Death of Max Schmeling: Former world heavyweight champion Max Schmeling, who fought two unforgettable bouts with American Joe Louis in the 1930s and fell out of favour with the Nazis after resisting Hitler's embrace, has died at the age of 99.
The Max Schmeling Foundation in Hamburg said the boxer had died at his home in Hollenstedt on Wednesday and was buried in the small town south of Hamburg yesterday.
The wife of his close friend Herbert Woltmann said Schmeling, who would have celebrated his 100th birthday in September, never recovered from a bad cold at Christmas.
"Max Schmeling was an idol for generations," said Chancellor Gerhard Schroeder of a man whose warm smile and bushy eyebrows were instantly recognisable, even to Germans born decades after his retirement in 1948.
"He has remained one of the most popular and beloved sportsmen in Germany, and not only because of his boxing accomplishments.
"He was a great star but it never went to his head. We will never forget him."
Schmeling won the vacant world title when he defeated Jack Sharkey in 1930 and his sensational knockout of "Brown Bomber" Louis in 1936 confirmed his position as one of the greatest boxers of his era.
The return fight two years later, won by Louis with a first round knockout, was promoted as a battle between Nazi Germany and the United States, although Schmeling was not a Nazi and had a Jewish trainer.
Schmeling was born on September 28th, 1905, in the village of Klein Luckow, near Prenzlau, north of Berlin.
He started his career in 1923 and the following year he was the German amateur light-heavyweight champion.
He dominated German boxing in the late 1920s just as the gloom of post-war depression was being thrown off. Berlin was dancing the Charleston and revelling in a more physical freedom.
In 1930 Schmeling was crowned world heavyweight champion in controversial fashion when Sharkey was disqualified for a low blow which sent Schmeling to the canvas in the fourth round.
Defeats by Max Baer and Steve Hamas followed and many wrote Schmeling off, but he recovered to beat them both and earn the right to challenge Louis.
The American was undefeated in 27 fights and regarded as unbeatable when Schmeling faced him in New York on June 9th, 1936, and the German silenced 60,000 spectators by knocking Louis out with a fierce right in the 12th round.
Among the 1,200 telegrams of congratulation was one from Adolf Hitler. The dictator invited him for tea - just as then presidential candidate Franklin Roosevelt had done in 1932.
Schmeling had no taste for politics or for the Nazis, who told him to get rid of his Jewish trainer Joe Jacobs and stop consorting with Jewish friends.
He complained to Hitler, and Jacobs stayed on. Schmeling secretly harboured Jewish friends during the Nazi anti-Jewish pogroms.
In a 1938 rematch against Louis, facing slogans demanding: "Boycott Nazi Schmeling", he was knocked out in the first round.
Later Schmeling was philosophical. "A victory against Louis might have set me up as the Nazis' model Aryan", he wrote.

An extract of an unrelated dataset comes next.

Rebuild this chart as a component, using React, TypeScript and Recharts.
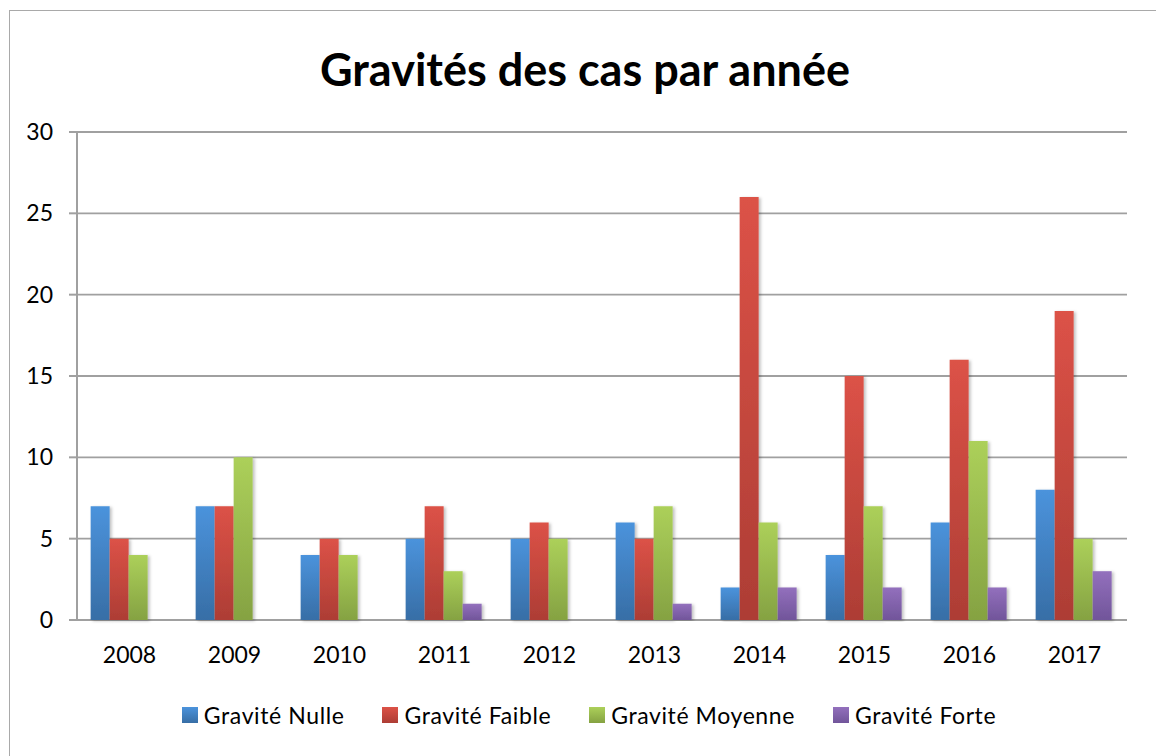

Schmeling became the only top sportsman to be drafted into the German army. He was injured, survived, but lost his property and wealth.
Schmeling struggled in the years after the second World War. In need of money, he returned to the ring in 1947-48 before retiring at 43 with a record featuring 70 fights - 56 wins including 38 inside the distance, 10 defeats and four draws.
After the war ended, with much of his fortune dissipated, Schmeling made a brief unsuccessful return to the ring, but later became massively wealthy when he won the concession to distribute Coca-Cola in Germany. Even though he had long retreated from public view, he was recently voted as one of the top German sportsmen of the last century.
"He was a great sportsman and hugely popular," said Otto Schily, Germany's minister for sport. "He left an enduring mark on the sport of boxing and made it popular in Germany. He'll be remembered for his fairness and great talent."
Former British heavyweight Henry Cooper yesterday recalled meeting the former champion in London in the 1960s. Cooper said: "Max came up to the Thomas a Becket gym on a PR visit and I remember what a striking figure of a man he was. It is a great shame to lose one of boxing's great characters who will go down in history as one of the best."